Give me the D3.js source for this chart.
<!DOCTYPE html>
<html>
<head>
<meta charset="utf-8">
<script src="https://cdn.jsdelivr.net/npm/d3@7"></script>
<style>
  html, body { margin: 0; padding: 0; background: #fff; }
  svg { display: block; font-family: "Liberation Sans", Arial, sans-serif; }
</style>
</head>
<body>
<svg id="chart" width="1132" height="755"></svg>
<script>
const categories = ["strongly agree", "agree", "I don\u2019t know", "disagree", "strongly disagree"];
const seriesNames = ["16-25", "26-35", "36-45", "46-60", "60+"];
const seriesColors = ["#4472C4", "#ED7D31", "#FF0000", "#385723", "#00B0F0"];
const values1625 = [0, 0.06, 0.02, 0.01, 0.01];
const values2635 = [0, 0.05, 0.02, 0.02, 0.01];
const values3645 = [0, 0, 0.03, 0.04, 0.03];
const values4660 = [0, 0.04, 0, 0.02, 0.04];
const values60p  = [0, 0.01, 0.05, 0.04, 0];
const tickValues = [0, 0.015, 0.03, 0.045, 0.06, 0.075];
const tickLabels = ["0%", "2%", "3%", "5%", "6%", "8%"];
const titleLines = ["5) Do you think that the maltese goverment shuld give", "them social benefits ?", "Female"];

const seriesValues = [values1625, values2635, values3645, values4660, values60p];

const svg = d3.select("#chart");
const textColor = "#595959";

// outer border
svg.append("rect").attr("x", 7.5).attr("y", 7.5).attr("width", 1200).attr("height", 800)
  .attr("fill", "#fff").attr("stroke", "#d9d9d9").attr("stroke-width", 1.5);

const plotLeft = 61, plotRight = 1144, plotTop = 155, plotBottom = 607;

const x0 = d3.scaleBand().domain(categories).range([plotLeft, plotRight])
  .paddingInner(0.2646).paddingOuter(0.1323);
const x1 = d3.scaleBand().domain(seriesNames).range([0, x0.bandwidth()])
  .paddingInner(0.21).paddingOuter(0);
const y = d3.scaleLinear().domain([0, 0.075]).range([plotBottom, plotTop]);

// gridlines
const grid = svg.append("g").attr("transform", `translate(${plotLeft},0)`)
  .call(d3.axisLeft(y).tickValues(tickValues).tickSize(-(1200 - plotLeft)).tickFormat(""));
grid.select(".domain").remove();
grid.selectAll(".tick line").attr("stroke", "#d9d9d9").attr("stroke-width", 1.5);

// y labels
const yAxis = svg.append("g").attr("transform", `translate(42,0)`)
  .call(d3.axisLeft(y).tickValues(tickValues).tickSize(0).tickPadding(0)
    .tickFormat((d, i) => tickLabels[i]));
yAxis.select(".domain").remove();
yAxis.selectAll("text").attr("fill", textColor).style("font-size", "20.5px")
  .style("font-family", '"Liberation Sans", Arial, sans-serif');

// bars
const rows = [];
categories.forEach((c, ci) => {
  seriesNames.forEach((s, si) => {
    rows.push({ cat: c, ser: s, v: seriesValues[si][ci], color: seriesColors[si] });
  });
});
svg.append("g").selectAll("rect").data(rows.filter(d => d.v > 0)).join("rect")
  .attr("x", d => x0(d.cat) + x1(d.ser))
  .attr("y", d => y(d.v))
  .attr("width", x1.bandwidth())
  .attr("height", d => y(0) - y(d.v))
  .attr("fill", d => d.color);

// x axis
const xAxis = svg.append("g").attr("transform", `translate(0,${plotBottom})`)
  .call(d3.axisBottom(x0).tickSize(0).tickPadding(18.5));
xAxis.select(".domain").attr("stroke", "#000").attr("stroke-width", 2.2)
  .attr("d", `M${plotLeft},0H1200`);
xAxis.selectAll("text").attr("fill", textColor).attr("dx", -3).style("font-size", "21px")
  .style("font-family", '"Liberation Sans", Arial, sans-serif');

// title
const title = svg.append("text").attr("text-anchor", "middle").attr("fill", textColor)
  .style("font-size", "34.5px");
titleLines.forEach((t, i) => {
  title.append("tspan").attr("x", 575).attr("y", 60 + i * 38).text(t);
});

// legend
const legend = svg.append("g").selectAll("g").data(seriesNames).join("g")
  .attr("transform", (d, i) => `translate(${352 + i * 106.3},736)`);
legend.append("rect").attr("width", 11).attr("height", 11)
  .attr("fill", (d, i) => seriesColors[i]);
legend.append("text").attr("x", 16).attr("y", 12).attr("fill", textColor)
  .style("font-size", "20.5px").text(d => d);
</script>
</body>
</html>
----------------
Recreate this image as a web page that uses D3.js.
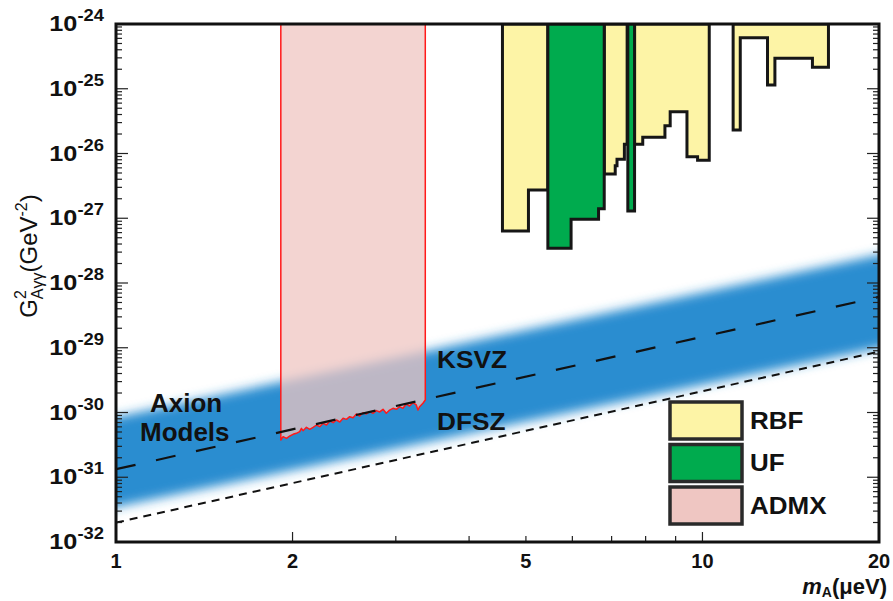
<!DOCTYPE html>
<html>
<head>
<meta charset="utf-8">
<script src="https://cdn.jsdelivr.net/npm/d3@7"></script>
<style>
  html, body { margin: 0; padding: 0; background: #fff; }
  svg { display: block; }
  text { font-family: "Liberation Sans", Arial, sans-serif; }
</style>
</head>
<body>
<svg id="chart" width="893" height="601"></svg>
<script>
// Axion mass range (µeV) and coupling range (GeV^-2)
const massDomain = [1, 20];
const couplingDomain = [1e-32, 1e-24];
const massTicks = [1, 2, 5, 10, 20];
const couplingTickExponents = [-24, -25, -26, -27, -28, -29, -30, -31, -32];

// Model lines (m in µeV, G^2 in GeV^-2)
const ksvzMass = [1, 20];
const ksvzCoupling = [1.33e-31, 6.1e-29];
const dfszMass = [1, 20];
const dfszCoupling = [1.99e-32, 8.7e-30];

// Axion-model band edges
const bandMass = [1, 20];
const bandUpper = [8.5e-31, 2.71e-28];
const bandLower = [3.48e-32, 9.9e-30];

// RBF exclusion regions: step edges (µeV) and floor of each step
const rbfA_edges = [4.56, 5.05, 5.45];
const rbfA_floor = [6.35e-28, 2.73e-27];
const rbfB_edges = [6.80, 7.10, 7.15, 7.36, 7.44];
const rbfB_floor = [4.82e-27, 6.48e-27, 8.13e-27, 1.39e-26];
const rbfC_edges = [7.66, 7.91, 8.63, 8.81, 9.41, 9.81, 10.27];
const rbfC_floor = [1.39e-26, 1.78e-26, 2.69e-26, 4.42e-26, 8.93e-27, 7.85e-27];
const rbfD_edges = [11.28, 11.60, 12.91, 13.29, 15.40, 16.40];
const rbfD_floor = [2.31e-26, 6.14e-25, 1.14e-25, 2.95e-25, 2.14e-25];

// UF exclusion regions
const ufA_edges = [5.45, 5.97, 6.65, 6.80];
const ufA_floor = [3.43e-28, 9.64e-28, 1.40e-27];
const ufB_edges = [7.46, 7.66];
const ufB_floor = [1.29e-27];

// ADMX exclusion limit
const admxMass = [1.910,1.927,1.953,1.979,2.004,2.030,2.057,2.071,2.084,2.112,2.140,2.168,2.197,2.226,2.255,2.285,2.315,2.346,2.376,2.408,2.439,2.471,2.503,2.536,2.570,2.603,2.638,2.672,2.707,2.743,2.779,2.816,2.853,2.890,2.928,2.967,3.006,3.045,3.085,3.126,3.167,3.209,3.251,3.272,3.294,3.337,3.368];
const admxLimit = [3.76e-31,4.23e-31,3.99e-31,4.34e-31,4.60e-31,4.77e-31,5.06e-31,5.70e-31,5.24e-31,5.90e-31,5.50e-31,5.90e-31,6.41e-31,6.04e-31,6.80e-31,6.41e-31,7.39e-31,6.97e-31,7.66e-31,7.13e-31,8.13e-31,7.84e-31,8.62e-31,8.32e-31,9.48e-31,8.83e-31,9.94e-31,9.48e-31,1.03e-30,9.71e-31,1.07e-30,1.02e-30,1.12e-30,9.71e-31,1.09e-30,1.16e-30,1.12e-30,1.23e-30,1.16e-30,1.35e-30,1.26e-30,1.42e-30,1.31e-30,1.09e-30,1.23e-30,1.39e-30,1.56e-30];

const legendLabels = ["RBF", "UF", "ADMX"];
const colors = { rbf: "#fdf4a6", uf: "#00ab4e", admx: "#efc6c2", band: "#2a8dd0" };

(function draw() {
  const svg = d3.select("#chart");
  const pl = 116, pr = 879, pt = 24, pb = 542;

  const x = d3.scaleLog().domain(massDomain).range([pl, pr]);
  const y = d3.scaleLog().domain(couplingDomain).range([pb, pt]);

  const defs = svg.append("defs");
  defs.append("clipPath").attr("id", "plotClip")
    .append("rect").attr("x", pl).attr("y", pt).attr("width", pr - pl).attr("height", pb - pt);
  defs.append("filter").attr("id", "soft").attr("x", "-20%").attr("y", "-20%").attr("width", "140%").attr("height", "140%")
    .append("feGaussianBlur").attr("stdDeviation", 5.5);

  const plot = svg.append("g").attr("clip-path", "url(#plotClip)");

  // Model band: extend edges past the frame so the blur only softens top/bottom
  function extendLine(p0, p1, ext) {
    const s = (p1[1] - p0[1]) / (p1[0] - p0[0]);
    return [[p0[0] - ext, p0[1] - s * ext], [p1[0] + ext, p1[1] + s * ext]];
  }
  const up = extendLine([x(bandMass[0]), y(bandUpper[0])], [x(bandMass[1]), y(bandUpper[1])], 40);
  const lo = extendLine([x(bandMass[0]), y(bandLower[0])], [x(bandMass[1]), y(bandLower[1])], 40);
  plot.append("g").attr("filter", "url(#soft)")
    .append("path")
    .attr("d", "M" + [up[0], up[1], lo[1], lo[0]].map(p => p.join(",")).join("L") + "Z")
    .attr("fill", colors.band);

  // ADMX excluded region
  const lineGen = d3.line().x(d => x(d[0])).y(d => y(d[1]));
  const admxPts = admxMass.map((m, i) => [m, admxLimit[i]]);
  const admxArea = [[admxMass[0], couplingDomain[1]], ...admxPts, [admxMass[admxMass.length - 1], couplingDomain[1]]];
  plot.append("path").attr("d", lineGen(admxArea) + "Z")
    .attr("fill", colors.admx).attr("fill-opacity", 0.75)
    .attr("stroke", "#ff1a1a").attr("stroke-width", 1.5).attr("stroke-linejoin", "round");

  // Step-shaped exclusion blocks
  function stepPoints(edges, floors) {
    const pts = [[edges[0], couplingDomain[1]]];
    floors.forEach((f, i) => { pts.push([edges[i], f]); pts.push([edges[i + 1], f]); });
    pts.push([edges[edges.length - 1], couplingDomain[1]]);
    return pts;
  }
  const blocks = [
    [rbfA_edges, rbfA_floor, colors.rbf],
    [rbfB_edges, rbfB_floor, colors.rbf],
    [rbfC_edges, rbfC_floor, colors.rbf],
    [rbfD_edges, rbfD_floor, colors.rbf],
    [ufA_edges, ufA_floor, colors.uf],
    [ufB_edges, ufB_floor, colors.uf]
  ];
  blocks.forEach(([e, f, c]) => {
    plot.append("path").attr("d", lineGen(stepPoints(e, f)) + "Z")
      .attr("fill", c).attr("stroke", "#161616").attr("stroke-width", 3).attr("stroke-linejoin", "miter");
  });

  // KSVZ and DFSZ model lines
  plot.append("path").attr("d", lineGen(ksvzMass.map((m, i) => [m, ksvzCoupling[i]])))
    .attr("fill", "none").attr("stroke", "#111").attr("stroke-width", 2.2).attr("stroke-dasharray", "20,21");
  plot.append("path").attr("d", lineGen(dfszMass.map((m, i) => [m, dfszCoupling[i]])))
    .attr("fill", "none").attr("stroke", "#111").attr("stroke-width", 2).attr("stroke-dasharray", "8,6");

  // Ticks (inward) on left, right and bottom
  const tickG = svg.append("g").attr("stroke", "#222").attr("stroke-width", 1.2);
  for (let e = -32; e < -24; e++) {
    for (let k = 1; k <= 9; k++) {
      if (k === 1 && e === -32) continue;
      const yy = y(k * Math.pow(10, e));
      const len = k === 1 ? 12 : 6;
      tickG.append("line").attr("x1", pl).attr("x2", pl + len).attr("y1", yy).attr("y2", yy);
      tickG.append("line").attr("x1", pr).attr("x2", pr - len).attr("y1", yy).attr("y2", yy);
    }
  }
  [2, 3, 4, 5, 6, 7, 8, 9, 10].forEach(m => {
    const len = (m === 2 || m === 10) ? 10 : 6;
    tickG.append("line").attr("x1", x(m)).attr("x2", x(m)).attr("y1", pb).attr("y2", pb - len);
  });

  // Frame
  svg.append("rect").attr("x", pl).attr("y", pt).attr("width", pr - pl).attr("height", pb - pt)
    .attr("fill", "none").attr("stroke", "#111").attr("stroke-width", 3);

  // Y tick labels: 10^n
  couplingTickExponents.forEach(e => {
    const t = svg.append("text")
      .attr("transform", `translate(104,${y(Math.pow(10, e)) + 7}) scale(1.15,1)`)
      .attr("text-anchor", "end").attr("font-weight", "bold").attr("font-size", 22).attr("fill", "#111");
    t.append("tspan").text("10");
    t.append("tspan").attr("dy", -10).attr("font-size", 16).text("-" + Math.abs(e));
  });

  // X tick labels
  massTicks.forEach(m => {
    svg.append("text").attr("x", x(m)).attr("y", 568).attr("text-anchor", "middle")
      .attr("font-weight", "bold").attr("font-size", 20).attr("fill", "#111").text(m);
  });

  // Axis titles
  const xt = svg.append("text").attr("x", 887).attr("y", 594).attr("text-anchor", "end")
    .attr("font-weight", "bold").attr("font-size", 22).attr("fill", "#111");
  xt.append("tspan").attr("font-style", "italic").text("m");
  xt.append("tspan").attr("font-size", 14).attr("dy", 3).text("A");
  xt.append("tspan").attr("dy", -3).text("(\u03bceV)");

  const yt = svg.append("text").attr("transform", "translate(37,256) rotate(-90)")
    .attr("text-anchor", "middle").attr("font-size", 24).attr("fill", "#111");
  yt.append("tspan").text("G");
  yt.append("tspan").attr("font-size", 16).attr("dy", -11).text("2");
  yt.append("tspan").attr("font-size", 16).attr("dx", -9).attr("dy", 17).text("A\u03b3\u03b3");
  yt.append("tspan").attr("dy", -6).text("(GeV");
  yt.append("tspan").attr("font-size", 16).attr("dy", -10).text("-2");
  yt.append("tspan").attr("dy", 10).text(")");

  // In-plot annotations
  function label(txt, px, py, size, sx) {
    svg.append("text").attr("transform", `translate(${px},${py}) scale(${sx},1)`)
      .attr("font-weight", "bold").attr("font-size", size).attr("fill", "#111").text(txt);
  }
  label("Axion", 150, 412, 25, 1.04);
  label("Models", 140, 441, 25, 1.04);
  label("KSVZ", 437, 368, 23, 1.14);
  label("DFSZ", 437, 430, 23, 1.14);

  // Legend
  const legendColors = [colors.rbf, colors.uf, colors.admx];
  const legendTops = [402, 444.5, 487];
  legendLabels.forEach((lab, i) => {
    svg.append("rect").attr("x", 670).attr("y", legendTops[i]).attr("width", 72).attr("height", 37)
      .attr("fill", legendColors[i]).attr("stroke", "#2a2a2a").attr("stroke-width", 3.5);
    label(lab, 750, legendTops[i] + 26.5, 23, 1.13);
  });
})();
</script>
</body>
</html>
----------------
- **Problem details**
Leave out the pictures, and copy only the lines from the one holding "Recreate this image" through the one holding "const bandLower = [3.48e-32, 9.9e-30];", exactly as written.

- **Task solution**
Recreate this image as a web page that uses D3.js.
<!DOCTYPE html>
<html>
<head>
<meta charset="utf-8">
<script src="https://cdn.jsdelivr.net/npm/d3@7"></script>
<style>
  html, body { margin: 0; padding: 0; background: #fff; }
  svg { display: block; }
  text { font-family: "Liberation Sans", Arial, sans-serif; }
</style>
</head>
<body>
<svg id="chart" width="893" height="601"></svg>
<script>
// Axion mass range (µeV) and coupling range (GeV^-2)
const massDomain = [1, 20];
const couplingDomain = [1e-32, 1e-24];
const massTicks = [1, 2, 5, 10, 20];
const couplingTickExponents = [-24, -25, -26, -27, -28, -29, -30, -31, -32];

// Model lines (m in µeV, G^2 in GeV^-2)
const ksvzMass = [1, 20];
const ksvzCoupling = [1.33e-31, 6.1e-29];
const dfszMass = [1, 20];
const dfszCoupling = [1.99e-32, 8.7e-30];

// Axion-model band edges
const bandMass = [1, 20];
const bandUpper = [8.5e-31, 2.71e-28];
const bandLower = [3.48e-32, 9.9e-30];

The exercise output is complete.